Study of a Bull, 1991, is the last painting Bacon ever completed (though its ‘completeness’, along with many of Bacon’s other paintings, is complicated to ascertain), it was started just a few months before Bacon’s death.
The painting depicts a black bull emerging from a black void. Martin Harrison states:
“It could be embraced as the fulfilment of his intention, as stated to Richard Cork in 1971, that he was about to begin painting his autobiography, which would only end when he died.” Martin Harrison, Francis Bacon: Catalogue Raisonné (London: The Estate of Francis Bacon Publishing, 2016) p.1392.
Is it possible that Bacon was depicting his own death, or his experience of the process of dying?

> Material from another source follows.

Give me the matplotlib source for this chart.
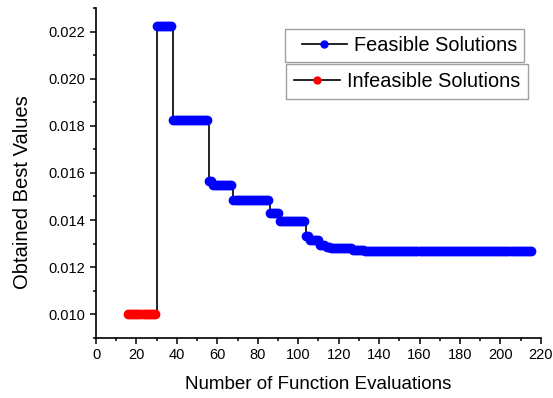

The way the bull is being consumed by this black void suggests Bacon’s apprehension of his closeness to that great unknowing.
Under the bull, Bacon pressed real dust from his studio in Kensington into the paint. Dust took on a profound significance for the artist throughout his working life. In his writing on this painting, Martin Harrison calls attention to something Bacon said to David Sylvester in their famous interviews, “Well, dust seems to be eternal – seems to be the one thing that lasts forever.” David Sylvester Interviews with Francis Bacon (London: Thames & Hudson, 1975) p. 192.
Study of a Bull, 1991 resided in a private collection in London when Martin Harrison tracked it down during his research for the Catalogue Raisonné. Prior to his discovery, the painting had never been publicly seen, discussed, reproduced or written about.